Casa Postal nace hace un cuarto de siglo, cuando el padre de Belén decide dejar la multinacional para la que trabajaba y dedicarse hasta lo que entonces tan sólo era una afición.
Belén cree en la idea cada vez más defendida de que la nostalgia es un buen marketing. Una creencia que se le reafirma cada vez que ve a su padre que también es coleccionsita. “Yo a mi padre lo comparo con los niños que coleccionan cromos. Se vuelve loco cuando encuentra una postal que no tiene. Ahora en Internet, que también hay subastas, dice, lo quiero, lo quiero…”, señala Belén.
Lo bueno del coleccionismo de la postal es que no se acaba nunca. Además, debido al alto valor emocional que atesora, no de tanto en tanto, depara momentos mágicos como recuerda nuestra vendedora: “Una vez entro una mujer a la tienda por curiosidad y me pidió que le enseñara postales de su pueblo. Y lo que es la vida, se encontró con una postal que había escrito su abuela. Naturalmente la compró. Que sorpresa se llevó”.
Éste es el reencuentro con nuestro pasado más afectivo y personal. Aunque en Casa Postal no sólo hay sitio para las postales. Tiene uno de esos escaparates ante los que es imposible no detenerse: muñecas antiguas, juguetes, cajas de latón, carteles se amontonan en él. Un sinfín de objetos que llaman nuestra atención apelando a los años ya vividos.
Una historia, la historia de la vida de cada uno, que se ha escrito y se sigue escribiendo con pluma estilográfica, o así lo cree Carmen, la segunda mayor coleccionista de plumas clásicas del mundo, aquellas fabricadas antes de 1960.
La afición de Carmen por las plumas la heredó de su padre, quien siempre escribía con una Parker 51. Desde pequeña a Carmen le fascino aquel pequeño cilindro que dejaba plasmado sobre el papel ideas y pensamientos.
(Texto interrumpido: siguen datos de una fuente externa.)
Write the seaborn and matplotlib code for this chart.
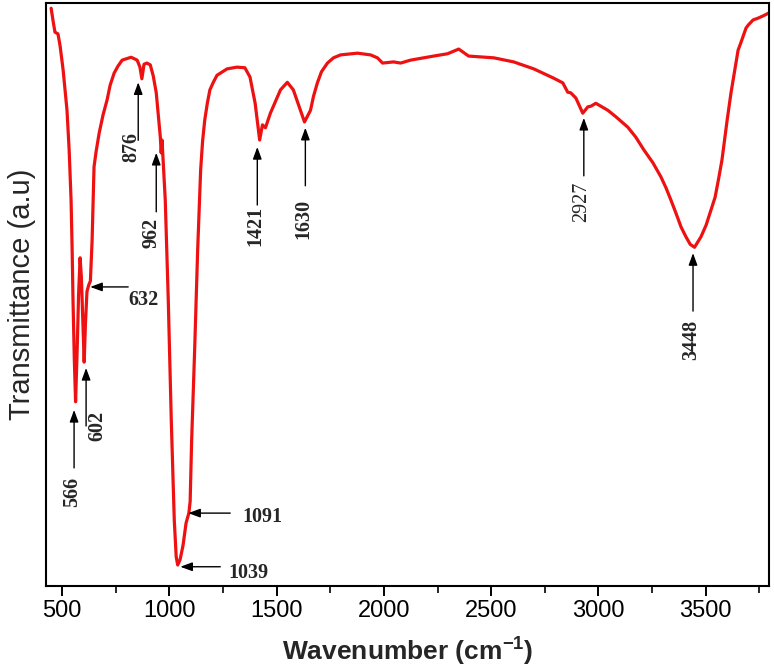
import matplotlib
matplotlib.use("Agg")
import matplotlib.pyplot as plt
import numpy as np
import pandas as pd
import seaborn as sns
from matplotlib.ticker import MultipleLocator, AutoMinorLocator

# FTIR spectrum
wavenumber = [449, 460, 467, 481, 491, 505, 514, 523, 533, 542, 547, 551, 557, 563,
              570, 577, 584, 590, 596, 603, 609, 616, 624, 632, 640, 649, 659, 673,
              691, 710, 724, 743, 761, 780, 822, 850, 863, 872, 882, 895, 911, 925,
              939, 953, 958, 962, 966, 971, 981, 995, 1009, 1023, 1032, 1039, 1050, 1064,
              1078, 1091, 1097, 1104, 1118, 1132, 1146, 1155, 1165, 1177, 1189, 1205,
              1222, 1269, 1315, 1352, 1376, 1400, 1421, 1434, 1448, 1471, 1518, 1550,
              1578, 1611, 1630, 1658, 1672, 1690, 1709, 1737, 1765, 1798, 1877, 1938,
              1970, 1994, 2045, 2078, 2124, 2232, 2297, 2349, 2395, 2512, 2605, 2699,
              2792, 2834, 2857, 2871, 2895, 2927, 2951, 2965, 2988, 3044, 3081, 3137,
              3174, 3212, 3254, 3291, 3315, 3338, 3361, 3385, 3408, 3428, 3448, 3478,
              3502, 3525, 3544, 3562, 3576, 3600, 3618, 3632, 3651, 3665, 3688, 3698,
              3721, 3744, 3768, 3795]
transmittance = [99.1, 96.5, 95.0, 94.7, 92.6, 88.5, 85.1, 81.6, 74.8, 66.2, 57.6, 49.1,
                 39.0, 31.6, 40.0, 50.0, 56.3, 53.0, 46.0, 38.4, 45.0, 50.5, 51.6, 52.3,
                 59.3, 71.9, 74.6, 77.7, 80.8, 83.4, 85.9, 88.0, 89.2, 90.2, 90.7, 90.2,
                 89.0, 87.0, 89.5, 89.7, 89.4, 87.5, 84.6, 79.1, 77.0, 74.3, 76.5, 73.1,
                 66.2, 49.1, 28.5, 11.3, 5.0, 3.6, 4.5, 7.0, 10.8, 12.5, 14.5, 25.0, 40.5,
                 57.6, 71.4, 76.3, 79.9, 82.8, 85.1, 86.4, 87.6, 88.7, 89.0, 88.9, 87.3,
                 82.8, 76.5, 79.1, 78.6, 81.1, 85.1, 86.4, 85.1, 81.6, 79.6, 81.6, 84.0,
                 86.3, 88.2, 89.7, 90.6, 91.1, 91.4, 91.1, 90.6, 89.7, 89.9, 89.7, 90.2,
                 90.9, 91.3, 92.1, 90.9, 90.6, 89.9, 88.7, 87.1, 86.3, 84.7, 84.6, 83.7,
                 81.1, 82.2, 82.3, 82.8, 81.6, 80.5, 78.7, 77.0, 74.8, 72.6, 70.2, 68.3,
                 66.2, 64.0, 61.6, 59.9, 58.6, 58.1, 59.9, 61.9, 64.5, 66.7, 70.2, 73.1,
                 79.9, 84.6, 87.7, 91.9, 93.3, 95.7, 96.2, 97.1, 97.4, 97.8, 98.3]

# peak labels: text, arrow tip (wn, T), direction
peak_labels = ["566", "602", "876", "962", "1421", "1630", "2927", "3448", "632", "1091", "1039"]
tip_wn = [556, 612, 855, 939, 1410, 1634, 2932, 3441, 631, 1088, 1051]
tip_t = [30.2, 37.4, 86.4, 74.3, 75.3, 78.6, 80.3, 57.1, 51.3, 12.5, 3.3]
vertical = [True, True, True, True, True, True, True, True, False, False, False]
bold = [True, True, True, True, True, True, False, True, True, True, True]

df = pd.DataFrame({"wn": wavenumber, "T": transmittance})

sns.set_style("ticks")
plt.rcParams["font.family"] = ["Liberation Sans", "DejaVu Sans"]
plt.rcParams["mathtext.fontset"] = "custom"
plt.rcParams["mathtext.rm"] = "Liberation Sans"
plt.rcParams["mathtext.bf"] = "Liberation Sans:bold"

fig = plt.figure(figsize=(7.74, 6.71), dpi=100)
ax = fig.add_axes([0.0594, 0.1267, 0.9341, 0.8688])

sns.lineplot(data=df, x="wn", y="T", color="#ee1111", lw=2.3, sort=False,
             estimator=None, ax=ax, solid_joinstyle="round", solid_capstyle="round")

ax.set_xlim(425, 3795)
ax.set_ylim(0, 100)
ax.set_yticks([])
ax.xaxis.set_major_locator(MultipleLocator(500))
ax.xaxis.set_minor_locator(AutoMinorLocator(2))
ax.tick_params(axis="x", which="major", direction="out", length=7, width=1.4,
               labelsize=17, pad=3, colors="black")
ax.tick_params(axis="x", which="minor", direction="out", length=5, width=1.4)
for sp in ax.spines.values():
    sp.set_linewidth(1.5)
    sp.set_color("black")

ax.set_xlabel(r"Wavenumber (cm$^{\mathbf{-1}}$)", fontsize=19, fontweight="bold", labelpad=9)
ax.set_ylabel("Transmittance (a.u)", fontsize=21, labelpad=7)

arrow = dict(arrowstyle="-|>,head_length=0.6,head_width=0.22", color="black", lw=1,
             shrinkA=0, shrinkB=0, mutation_scale=12)
serif = ["Liberation Serif", "DejaVu Serif"]

for lab, x, y, vert, b in zip(peak_labels, tip_wn, tip_t, vertical, bold):
    w = "bold" if b else "normal"
    if vert:
        ln = 59 if lab == "962" else 58
        ax.annotate("", xy=(x, y), xytext=(0, -ln), textcoords="offset pixels",
                    arrowprops=arrow)
        dx = {"602": 11, "876": -7, "962": -5, "566": -2}.get(lab, -2)
        dy = {"566": 82, "602": 58, "876": 65, "962": 80, "1421": 79,
              "1630": 91, "2927": 84, "3448": 87}[lab]
        ax.annotate(lab, xy=(x, y), xytext=(dx, -dy), textcoords="offset pixels",
                    rotation=90, ha="center", va="center", fontsize=14.5,
                    fontweight=w, family=serif)
    else:
        ln = {"632": 38, "1091": 42, "1039": 40}[lab]
        ax.annotate("", xy=(x, y), xytext=(ln, 0), textcoords="offset pixels",
                    arrowprops=arrow)
        dx = {"632": 53, "1091": 74, "1039": 68}[lab]
        dy = {"632": 13, "1091": 4, "1039": 6}[lab]
        ax.annotate(lab, xy=(x, y), xytext=(dx, -dy), textcoords="offset pixels",
                    ha="center", va="center", fontsize=14.5, fontweight=w, family=serif)

fig.savefig("out.png", dpi=100)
Una afición que la ha llevado a recorrer medio mundo, asistiendo a numerosas ferias internacionales, siempre en busca de la estilográfica que le falta. “Cuando encuentras la pieza es el éxtasis. Por fin la encontré y luego… a disfrutar”, señala.
Carmen cuida sus bienes más preciados con esmero y dedicación. Procura que siempre estén en estado optimo. Ella, junto con Belén y José Luis son un claro ejemplo del valor económico que tiene la nostalgia. Un negocio que mueve cientos de millones al año, camuflado bajo el fino velo del sentimiento y el recuerdo, porque al fin y al cabo, ¿qué hay más valioso que lo que hemos vivido? Tal vez sólo lo que nos quede por vivir, pero eso, por ahora, no se puede comprar.